Мне представляется заместитель командира танкового соединения по технической части.
— Как дела? — спрашиваю я.
— Вчера к вечеру, — отвечает он, — в соединении было около сорока танков, из них только половина на ходу, остальные подбиты, но используются в качестве неподвижных огневых точек. Сейчас веду еще два танка, но, сколько подбито и сожжено за сегодняшний день, не знаю.
Наш паром огибает с севера песчаную косу острова Голодный и направляется к центральной пристани. Изредка на воде рвутся снаряды. Огонь не прицельный. Не опасно. Приближаемся к берегу. Издали видно, как при подходе нашего парома пристань заполняется народом.
Из щелей, воронок и укрытий выносят раненых, появляются люди с узлами и чемоданами. Все они до подхода парома спасались от огня в щелях, ямах, воронках от бомб.
Глаза у всех этих людей суровые, на закопченных лицах засохшие полосы грязи — слезы смешались с пылью. Дети, измученные жаждой и голодом, уже не плачут, а только пищат, тянутся ручонками к воде… Сердце сжимается, к горлу подступает комок горечи.
Наша машина быстро соскальзывает с парома, и мы едем на командный пункт штаба 62-й армии; как мне сообщили в штабе фронта, он находится в балке реки Царица, неподалеку от ее устья.
Улицы города мертвы. Ни одной зеленой ветки на деревьях: все погибло в огне пожаров. От многих деревянных домов остались кучи золы, торчат печные трубы. Многие каменные дома — обгорелые, без окон и дверей, с провалившимися перекрытиями. Изредка попадаются уцелевшие здания. В них копошатся люди: вытаскивают узлы, посуду, все несут к пристани.
Едем по берегу Волги вдоль железной дороги до устья Царицы, затем но балке до Астраханского моста и нигде не находим командного пункта. Темнеет. Кого ни спрошу, где штаб армии, — не знают.
Недалеко от вокзала встречаем офицера. Выясняется, что это комиссар саперной части. Радость: комиссар знает, где командный пункт армии. Сажаю его в машину, и он провожает нас до подножья Мамаева кургана.
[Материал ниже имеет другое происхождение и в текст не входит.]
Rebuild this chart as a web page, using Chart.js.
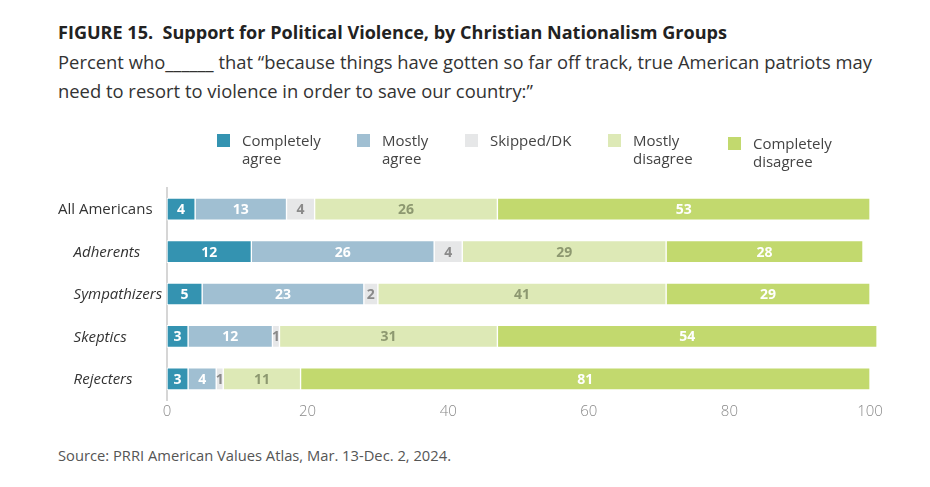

Оставив машину, поднимаюсь на курган пешком. В темноте цепляюсь за кусты, за какие-то колючки. Наконец слышу долгожданный окрик часового:
— Стой! Кто идет?
И вот я на командном пункте. Иду по оврагу, шагаю и прыгаю через щели и выходы из блиндажей. Конец путешествия — я в блиндаже начальника штаба армии Н. И. Крылова, он же временно исполняет обязанности командующего. Это плотный, коренастый, с волевым лицом генерал.
Я достаю документ и кладу его перед Крыловым. Не прекращая отчитывать кого-то, он пробегает бумагу глазами, потом заканчивает разговор, и мы здороваемся. При скудном свете коптилки вижу энергичное, суровое и в то же время приятное лицо.
С Николаем Ивановичем Крыловым мы были неразлучны весь период боев за город. Мы жили в одном блиндаже или щели, вместе спали и ели, если позволяли обстоятельства, вместе мылись под волжским берегом, не обращая внимания на вражеский огонь.